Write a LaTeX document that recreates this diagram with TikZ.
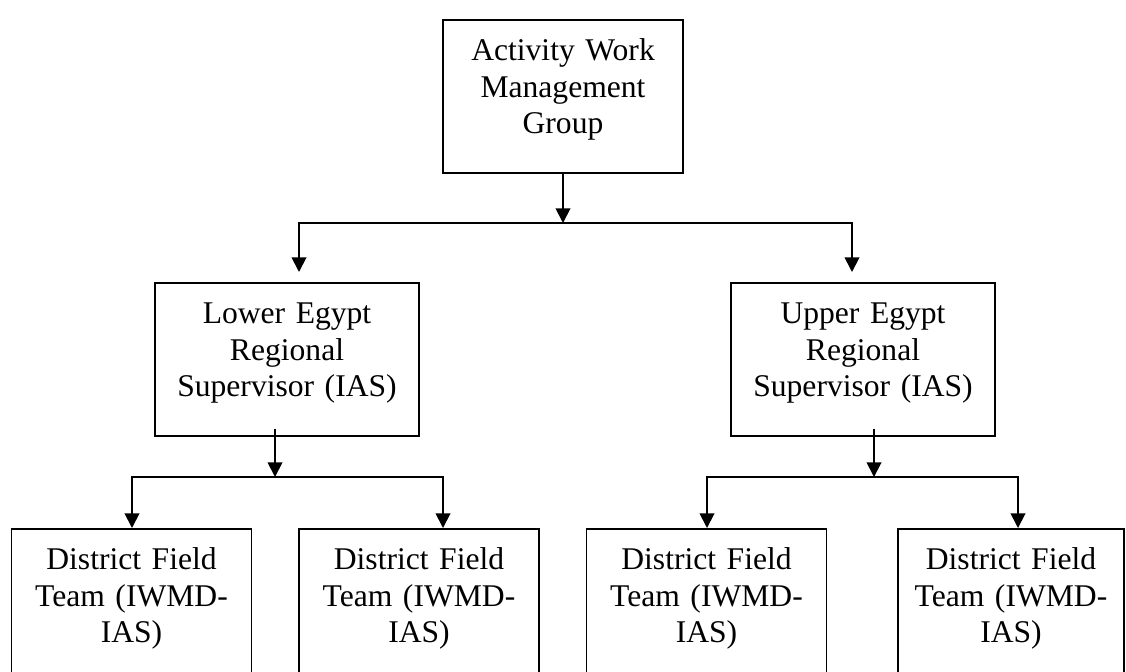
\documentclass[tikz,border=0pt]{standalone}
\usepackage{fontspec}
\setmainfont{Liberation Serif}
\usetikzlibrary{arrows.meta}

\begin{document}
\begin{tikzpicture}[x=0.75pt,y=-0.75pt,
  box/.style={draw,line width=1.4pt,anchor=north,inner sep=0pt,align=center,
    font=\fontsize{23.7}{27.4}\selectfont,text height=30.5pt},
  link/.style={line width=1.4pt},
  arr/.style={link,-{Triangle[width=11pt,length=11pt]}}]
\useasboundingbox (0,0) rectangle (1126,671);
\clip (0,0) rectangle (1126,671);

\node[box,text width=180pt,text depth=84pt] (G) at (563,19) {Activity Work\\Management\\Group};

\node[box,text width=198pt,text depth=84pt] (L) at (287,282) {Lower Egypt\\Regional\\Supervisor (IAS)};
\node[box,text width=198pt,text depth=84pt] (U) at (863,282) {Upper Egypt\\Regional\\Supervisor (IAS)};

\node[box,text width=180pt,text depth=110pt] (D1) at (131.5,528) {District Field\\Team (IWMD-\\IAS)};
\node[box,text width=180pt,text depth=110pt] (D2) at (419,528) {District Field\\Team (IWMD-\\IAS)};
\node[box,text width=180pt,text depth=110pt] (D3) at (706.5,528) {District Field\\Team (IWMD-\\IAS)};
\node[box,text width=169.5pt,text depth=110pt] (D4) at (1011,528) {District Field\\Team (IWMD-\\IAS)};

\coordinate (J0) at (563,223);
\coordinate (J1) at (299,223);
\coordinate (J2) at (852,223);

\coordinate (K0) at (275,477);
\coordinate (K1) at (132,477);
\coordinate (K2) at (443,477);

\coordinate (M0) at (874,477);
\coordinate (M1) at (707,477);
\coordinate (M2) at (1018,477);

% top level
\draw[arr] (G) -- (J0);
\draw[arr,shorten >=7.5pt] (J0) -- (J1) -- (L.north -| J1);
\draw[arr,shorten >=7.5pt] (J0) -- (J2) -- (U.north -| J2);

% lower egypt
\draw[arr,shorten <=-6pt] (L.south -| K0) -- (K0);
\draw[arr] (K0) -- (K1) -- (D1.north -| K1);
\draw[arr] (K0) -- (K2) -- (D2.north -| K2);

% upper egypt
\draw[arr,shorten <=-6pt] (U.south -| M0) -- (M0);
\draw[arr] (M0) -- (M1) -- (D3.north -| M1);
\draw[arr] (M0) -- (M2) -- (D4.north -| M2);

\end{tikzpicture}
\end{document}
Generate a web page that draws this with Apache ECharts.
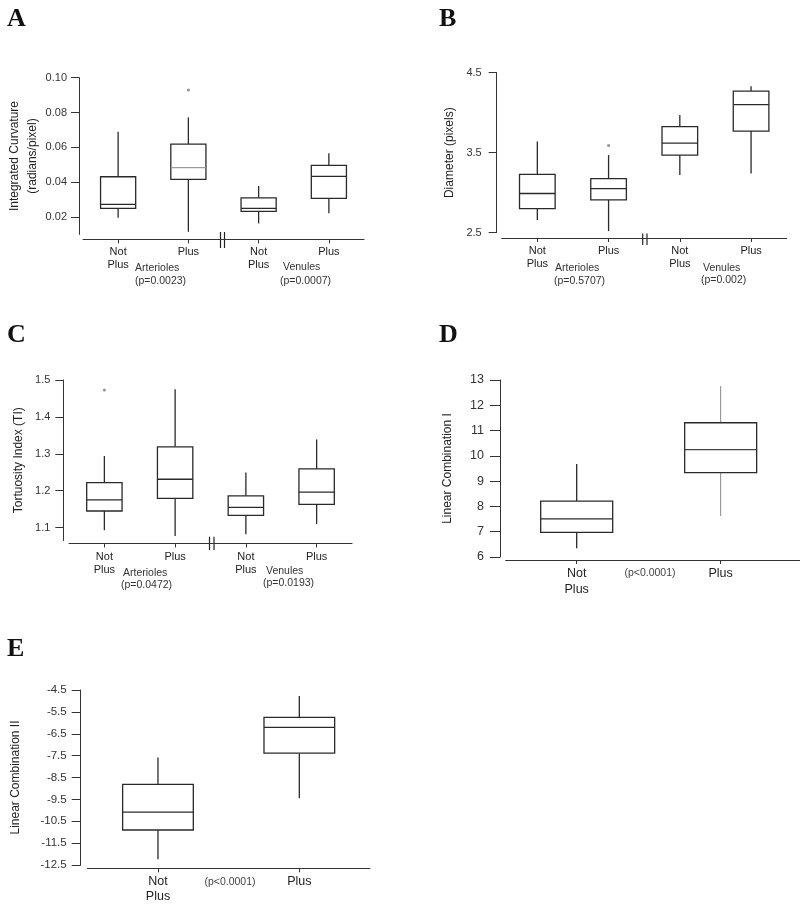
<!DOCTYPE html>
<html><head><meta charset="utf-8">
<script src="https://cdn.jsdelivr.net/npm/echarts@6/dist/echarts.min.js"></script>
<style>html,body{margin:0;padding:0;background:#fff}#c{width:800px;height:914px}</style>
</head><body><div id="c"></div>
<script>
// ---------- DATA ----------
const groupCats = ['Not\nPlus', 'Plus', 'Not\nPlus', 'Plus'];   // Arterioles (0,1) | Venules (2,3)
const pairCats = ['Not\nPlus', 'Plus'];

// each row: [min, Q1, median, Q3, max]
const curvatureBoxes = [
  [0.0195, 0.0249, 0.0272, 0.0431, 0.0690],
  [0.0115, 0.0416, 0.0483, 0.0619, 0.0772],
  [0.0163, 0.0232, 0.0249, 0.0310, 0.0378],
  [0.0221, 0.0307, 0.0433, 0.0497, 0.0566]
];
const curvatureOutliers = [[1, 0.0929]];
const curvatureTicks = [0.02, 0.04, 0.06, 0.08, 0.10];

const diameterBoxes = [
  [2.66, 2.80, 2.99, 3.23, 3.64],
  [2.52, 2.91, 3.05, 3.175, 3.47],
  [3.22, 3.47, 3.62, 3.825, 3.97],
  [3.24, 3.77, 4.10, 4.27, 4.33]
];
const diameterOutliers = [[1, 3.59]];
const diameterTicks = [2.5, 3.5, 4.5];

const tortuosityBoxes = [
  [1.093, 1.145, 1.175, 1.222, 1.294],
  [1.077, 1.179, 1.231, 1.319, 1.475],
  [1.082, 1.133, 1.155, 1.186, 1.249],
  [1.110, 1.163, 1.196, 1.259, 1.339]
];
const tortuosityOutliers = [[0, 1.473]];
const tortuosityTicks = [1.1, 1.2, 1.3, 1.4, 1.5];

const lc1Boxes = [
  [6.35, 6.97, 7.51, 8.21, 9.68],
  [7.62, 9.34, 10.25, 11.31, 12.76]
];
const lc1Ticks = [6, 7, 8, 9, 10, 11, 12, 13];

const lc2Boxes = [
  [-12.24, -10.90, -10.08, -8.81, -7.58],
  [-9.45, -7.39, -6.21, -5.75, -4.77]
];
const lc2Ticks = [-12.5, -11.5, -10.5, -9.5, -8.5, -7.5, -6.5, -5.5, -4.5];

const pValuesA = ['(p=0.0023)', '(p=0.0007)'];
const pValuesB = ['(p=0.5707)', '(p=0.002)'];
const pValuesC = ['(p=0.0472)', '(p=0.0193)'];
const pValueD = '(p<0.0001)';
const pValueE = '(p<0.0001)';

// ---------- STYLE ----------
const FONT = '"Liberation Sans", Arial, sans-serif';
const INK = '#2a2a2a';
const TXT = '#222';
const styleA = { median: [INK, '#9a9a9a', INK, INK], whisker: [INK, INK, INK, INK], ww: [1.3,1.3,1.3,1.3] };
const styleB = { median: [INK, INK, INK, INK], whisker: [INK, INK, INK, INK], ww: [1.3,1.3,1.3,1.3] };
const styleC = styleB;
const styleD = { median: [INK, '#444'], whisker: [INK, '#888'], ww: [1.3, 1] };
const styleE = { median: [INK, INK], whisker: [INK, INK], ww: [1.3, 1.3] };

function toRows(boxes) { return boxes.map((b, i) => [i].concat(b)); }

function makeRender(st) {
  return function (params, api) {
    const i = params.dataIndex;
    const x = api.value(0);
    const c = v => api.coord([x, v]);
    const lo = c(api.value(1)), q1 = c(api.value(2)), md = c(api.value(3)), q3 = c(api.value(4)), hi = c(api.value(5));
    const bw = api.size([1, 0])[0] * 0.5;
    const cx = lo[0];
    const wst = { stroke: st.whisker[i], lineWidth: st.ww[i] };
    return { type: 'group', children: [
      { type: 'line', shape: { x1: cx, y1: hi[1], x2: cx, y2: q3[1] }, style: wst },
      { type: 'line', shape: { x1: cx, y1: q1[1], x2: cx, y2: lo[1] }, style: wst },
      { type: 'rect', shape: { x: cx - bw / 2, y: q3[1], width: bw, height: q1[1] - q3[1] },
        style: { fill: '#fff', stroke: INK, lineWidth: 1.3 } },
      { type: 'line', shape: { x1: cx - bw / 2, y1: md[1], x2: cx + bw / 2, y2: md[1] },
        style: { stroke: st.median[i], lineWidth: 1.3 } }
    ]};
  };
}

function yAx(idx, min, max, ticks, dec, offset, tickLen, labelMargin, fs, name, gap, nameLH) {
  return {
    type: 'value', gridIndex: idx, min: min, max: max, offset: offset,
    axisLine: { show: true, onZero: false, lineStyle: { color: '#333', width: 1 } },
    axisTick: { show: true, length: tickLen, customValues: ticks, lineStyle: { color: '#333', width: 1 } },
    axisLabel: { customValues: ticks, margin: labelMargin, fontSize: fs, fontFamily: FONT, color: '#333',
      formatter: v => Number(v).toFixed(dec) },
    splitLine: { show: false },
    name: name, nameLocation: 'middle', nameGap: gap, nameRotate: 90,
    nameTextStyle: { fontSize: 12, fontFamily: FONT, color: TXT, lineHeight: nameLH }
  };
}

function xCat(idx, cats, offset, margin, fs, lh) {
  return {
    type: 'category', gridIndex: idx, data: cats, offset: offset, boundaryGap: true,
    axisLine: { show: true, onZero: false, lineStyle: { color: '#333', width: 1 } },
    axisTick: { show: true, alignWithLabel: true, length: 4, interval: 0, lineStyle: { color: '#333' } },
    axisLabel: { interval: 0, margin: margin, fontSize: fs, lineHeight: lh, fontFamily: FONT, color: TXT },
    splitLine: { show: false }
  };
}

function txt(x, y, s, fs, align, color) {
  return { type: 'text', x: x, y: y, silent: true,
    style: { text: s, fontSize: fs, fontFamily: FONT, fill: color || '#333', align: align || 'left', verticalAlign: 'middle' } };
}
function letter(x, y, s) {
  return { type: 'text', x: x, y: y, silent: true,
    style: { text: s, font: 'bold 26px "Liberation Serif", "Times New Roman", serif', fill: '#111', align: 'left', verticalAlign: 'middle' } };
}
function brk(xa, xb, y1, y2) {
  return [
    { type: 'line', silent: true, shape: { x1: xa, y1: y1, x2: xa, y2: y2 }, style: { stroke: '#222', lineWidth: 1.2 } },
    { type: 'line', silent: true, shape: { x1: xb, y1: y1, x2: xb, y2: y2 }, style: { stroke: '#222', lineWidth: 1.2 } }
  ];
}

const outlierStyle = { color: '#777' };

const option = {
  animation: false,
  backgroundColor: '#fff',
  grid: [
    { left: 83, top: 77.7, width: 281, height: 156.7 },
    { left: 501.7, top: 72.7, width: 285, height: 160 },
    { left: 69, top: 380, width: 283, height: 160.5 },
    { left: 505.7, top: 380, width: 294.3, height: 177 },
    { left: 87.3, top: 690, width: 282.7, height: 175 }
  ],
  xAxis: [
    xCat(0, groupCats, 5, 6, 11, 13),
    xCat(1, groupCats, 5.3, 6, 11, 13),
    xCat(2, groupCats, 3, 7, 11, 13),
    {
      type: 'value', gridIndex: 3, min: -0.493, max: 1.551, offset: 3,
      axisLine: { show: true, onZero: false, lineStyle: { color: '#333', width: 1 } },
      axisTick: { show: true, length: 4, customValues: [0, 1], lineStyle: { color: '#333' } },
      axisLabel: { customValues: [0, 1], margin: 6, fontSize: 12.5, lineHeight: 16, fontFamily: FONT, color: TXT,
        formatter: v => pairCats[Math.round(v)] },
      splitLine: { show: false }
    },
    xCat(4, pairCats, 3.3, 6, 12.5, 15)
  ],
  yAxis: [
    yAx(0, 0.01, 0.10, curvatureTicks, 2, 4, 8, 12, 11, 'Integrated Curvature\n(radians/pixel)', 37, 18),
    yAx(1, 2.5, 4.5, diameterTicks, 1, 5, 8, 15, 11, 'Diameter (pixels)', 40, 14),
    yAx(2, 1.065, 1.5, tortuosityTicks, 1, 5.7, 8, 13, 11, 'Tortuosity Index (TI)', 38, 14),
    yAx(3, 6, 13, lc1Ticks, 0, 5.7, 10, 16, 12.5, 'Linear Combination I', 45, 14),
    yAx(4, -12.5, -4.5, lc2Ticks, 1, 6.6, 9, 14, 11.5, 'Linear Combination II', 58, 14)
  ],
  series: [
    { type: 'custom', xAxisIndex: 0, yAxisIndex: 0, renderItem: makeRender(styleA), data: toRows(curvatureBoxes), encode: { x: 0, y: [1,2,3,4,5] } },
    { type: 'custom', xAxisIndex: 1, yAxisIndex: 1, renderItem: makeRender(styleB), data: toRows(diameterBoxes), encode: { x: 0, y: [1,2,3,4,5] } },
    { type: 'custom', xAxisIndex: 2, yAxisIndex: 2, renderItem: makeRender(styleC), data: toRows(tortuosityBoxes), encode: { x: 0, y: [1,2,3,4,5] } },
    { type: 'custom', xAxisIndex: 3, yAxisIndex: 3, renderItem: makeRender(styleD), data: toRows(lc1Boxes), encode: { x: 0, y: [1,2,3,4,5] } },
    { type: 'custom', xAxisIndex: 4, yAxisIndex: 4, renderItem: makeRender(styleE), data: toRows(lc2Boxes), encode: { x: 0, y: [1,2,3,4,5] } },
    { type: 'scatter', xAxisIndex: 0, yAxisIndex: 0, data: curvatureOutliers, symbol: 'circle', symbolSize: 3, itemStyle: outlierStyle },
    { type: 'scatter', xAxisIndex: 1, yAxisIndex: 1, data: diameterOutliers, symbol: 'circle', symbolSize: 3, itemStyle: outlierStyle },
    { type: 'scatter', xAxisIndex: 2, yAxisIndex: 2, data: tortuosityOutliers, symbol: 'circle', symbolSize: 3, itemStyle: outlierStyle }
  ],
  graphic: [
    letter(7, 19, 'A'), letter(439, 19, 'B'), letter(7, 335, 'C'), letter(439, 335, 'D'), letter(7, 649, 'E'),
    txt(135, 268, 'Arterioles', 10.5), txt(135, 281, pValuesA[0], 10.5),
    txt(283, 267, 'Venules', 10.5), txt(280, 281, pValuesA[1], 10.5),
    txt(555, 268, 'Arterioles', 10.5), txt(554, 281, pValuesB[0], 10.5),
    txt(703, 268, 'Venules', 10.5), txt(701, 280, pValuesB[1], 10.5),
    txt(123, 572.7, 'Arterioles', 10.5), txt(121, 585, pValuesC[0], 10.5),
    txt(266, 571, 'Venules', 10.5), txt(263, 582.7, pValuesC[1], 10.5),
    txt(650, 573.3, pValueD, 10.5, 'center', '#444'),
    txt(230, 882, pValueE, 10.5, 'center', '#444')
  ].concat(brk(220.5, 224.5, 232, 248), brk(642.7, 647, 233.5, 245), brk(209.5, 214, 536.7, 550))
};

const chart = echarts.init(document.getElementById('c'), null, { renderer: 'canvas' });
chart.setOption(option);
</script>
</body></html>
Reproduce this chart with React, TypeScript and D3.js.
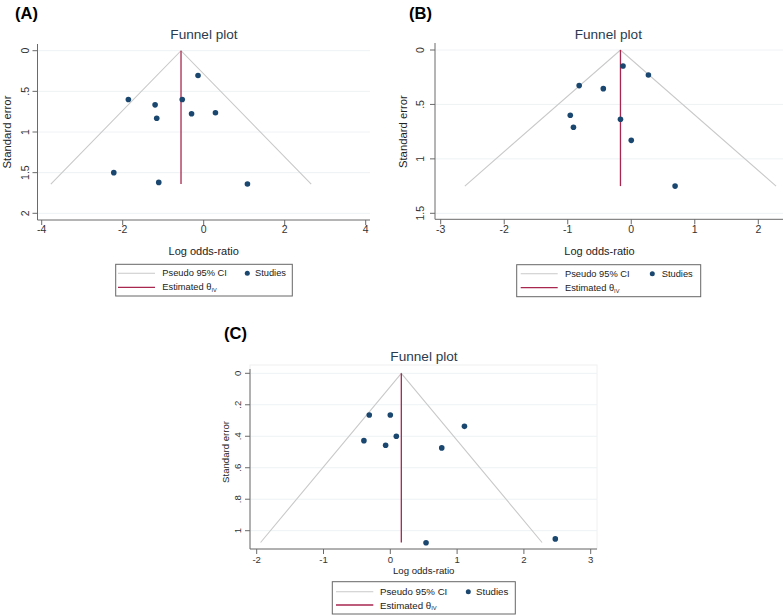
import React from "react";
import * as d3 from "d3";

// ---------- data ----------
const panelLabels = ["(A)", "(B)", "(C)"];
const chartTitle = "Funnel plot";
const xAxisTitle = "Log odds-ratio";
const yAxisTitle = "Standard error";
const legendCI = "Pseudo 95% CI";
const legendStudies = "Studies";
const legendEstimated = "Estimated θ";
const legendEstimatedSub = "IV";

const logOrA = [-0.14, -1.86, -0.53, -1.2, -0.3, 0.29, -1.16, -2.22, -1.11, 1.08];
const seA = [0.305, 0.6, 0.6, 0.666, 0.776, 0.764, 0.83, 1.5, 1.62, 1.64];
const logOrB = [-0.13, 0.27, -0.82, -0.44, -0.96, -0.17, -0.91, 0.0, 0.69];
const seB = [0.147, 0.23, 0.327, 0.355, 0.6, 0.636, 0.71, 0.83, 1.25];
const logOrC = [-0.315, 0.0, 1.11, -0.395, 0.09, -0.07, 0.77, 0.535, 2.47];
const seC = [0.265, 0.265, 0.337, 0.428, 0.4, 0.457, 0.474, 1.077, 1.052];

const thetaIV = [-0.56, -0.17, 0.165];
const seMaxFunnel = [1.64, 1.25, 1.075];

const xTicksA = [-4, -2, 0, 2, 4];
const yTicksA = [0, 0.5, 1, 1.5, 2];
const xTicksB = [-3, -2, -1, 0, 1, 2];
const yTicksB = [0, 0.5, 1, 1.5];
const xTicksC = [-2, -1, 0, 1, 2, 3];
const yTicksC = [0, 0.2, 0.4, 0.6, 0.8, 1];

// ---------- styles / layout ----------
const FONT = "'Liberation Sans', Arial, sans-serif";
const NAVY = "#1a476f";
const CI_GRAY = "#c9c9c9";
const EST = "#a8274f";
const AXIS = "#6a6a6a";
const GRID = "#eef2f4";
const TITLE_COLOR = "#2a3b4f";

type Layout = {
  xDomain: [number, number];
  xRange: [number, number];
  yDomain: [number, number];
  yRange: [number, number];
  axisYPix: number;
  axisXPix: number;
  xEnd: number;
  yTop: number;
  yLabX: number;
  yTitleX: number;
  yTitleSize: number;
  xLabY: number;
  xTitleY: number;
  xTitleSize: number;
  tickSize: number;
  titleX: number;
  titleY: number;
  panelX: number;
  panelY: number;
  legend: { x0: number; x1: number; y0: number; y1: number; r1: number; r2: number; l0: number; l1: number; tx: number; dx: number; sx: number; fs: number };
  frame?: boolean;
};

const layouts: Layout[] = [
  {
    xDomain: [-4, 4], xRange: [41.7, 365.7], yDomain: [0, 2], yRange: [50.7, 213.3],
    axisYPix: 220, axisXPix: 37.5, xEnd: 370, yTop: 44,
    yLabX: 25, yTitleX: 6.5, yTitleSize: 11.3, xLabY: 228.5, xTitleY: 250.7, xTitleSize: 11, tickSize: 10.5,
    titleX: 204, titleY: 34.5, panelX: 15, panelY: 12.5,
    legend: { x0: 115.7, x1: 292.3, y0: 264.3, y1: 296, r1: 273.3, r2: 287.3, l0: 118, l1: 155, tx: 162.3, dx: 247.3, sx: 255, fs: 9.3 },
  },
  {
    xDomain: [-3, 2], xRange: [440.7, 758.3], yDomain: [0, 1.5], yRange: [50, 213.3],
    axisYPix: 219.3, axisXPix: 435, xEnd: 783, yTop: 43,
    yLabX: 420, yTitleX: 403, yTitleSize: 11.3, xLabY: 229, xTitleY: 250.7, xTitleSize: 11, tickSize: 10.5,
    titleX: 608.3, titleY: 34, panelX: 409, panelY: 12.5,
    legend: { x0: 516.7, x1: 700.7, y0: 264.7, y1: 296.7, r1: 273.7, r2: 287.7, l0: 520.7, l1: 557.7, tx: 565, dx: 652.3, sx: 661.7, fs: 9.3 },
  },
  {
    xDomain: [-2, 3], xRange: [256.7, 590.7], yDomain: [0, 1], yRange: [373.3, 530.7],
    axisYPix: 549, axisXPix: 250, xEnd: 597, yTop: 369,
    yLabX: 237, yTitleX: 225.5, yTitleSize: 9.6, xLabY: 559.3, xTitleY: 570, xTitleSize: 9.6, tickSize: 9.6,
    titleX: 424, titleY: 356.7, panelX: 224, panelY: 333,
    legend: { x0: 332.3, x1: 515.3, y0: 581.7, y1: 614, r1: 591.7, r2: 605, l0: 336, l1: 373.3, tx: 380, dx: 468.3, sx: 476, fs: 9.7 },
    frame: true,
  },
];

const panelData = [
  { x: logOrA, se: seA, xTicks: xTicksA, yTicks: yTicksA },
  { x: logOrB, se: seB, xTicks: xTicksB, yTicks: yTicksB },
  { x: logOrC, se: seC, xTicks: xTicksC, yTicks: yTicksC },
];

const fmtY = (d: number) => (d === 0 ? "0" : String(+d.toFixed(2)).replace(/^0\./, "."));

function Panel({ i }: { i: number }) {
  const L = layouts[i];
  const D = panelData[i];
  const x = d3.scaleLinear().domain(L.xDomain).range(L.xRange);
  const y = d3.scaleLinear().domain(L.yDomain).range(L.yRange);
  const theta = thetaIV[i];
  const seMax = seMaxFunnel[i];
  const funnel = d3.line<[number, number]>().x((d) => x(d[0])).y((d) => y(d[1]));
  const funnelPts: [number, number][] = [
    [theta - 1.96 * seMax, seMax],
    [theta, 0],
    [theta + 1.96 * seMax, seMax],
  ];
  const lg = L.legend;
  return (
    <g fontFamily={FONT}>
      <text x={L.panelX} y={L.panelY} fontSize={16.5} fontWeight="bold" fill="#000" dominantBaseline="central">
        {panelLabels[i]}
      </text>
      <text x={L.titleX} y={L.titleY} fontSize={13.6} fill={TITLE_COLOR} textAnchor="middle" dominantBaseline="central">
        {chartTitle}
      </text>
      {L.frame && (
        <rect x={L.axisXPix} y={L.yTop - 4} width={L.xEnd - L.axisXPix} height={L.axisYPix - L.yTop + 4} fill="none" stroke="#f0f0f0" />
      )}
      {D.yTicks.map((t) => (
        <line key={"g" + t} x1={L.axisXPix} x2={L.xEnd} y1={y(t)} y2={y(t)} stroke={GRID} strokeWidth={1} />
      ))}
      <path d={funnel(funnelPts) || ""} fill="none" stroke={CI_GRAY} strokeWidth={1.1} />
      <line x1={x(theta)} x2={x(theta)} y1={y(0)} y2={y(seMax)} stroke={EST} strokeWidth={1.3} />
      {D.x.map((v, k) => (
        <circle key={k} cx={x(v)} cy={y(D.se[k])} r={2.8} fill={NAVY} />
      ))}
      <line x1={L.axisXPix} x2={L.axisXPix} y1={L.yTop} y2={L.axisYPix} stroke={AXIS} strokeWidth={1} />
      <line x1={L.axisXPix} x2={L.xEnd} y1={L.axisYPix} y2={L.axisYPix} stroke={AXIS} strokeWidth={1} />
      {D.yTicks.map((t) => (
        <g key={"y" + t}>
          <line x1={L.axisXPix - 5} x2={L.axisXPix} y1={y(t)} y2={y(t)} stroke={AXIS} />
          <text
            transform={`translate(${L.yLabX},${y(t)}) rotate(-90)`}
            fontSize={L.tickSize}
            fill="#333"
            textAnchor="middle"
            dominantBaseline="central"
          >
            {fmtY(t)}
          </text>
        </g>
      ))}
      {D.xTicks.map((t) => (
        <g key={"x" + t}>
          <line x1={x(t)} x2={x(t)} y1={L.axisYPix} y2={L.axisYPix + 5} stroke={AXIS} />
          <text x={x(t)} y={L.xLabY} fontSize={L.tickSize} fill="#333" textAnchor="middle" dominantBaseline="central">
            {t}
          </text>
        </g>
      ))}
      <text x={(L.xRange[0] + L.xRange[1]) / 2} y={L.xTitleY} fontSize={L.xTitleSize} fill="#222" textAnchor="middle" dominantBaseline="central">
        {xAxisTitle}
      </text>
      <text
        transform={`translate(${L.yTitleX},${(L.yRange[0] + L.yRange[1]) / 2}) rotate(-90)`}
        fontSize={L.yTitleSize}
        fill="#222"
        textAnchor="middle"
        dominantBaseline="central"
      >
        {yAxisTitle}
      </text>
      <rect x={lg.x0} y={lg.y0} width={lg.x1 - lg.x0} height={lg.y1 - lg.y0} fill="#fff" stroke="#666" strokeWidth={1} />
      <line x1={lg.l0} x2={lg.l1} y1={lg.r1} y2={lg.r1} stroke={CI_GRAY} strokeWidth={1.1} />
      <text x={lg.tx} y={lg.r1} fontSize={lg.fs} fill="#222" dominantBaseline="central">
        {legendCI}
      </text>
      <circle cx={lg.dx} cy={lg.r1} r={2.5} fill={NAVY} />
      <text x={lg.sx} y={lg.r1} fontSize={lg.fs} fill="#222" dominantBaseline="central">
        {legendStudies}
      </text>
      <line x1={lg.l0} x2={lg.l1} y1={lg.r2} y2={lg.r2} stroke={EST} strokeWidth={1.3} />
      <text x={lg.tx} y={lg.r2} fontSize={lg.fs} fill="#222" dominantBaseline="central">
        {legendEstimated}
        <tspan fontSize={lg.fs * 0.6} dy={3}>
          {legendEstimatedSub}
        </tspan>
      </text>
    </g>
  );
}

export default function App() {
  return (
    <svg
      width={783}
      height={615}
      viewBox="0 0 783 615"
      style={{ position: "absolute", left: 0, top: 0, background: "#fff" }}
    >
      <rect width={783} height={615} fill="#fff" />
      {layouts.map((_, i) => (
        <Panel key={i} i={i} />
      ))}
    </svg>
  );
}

Do this —
Only the lines from the top of the records through the line with "(U.north -| J2);" belong in the copy; write them out exactly, leaving out pictures.

Answer for this exercise —
Write a LaTeX document that recreates this diagram with TikZ.
\documentclass[tikz,border=0pt]{standalone}
\usepackage{fontspec}
\setmainfont{Liberation Serif}
\usetikzlibrary{arrows.meta}

\begin{document}
\begin{tikzpicture}[x=0.75pt,y=-0.75pt,
  box/.style={draw,line width=1.4pt,anchor=north,inner sep=0pt,align=center,
    font=\fontsize{23.7}{27.4}\selectfont,text height=30.5pt},
  link/.style={line width=1.4pt},
  arr/.style={link,-{Triangle[width=11pt,length=11pt]}}]
\useasboundingbox (0,0) rectangle (1126,671);
\clip (0,0) rectangle (1126,671);

\node[box,text width=180pt,text depth=84pt] (G) at (563,19) {Activity Work\\Management\\Group};

\node[box,text width=198pt,text depth=84pt] (L) at (287,282) {Lower Egypt\\Regional\\Supervisor (IAS)};
\node[box,text width=198pt,text depth=84pt] (U) at (863,282) {Upper Egypt\\Regional\\Supervisor (IAS)};

\node[box,text width=180pt,text depth=110pt] (D1) at (131.5,528) {District Field\\Team (IWMD-\\IAS)};
\node[box,text width=180pt,text depth=110pt] (D2) at (419,528) {District Field\\Team (IWMD-\\IAS)};
\node[box,text width=180pt,text depth=110pt] (D3) at (706.5,528) {District Field\\Team (IWMD-\\IAS)};
\node[box,text width=169.5pt,text depth=110pt] (D4) at (1011,528) {District Field\\Team (IWMD-\\IAS)};

\coordinate (J0) at (563,223);
\coordinate (J1) at (299,223);
\coordinate (J2) at (852,223);

\coordinate (K0) at (275,477);
\coordinate (K1) at (132,477);
\coordinate (K2) at (443,477);

\coordinate (M0) at (874,477);
\coordinate (M1) at (707,477);
\coordinate (M2) at (1018,477);

% top level
\draw[arr] (G) -- (J0);
\draw[arr,shorten >=7.5pt] (J0) -- (J1) -- (L.north -| J1);
\draw[arr,shorten >=7.5pt] (J0) -- (J2) -- (U.north -| J2);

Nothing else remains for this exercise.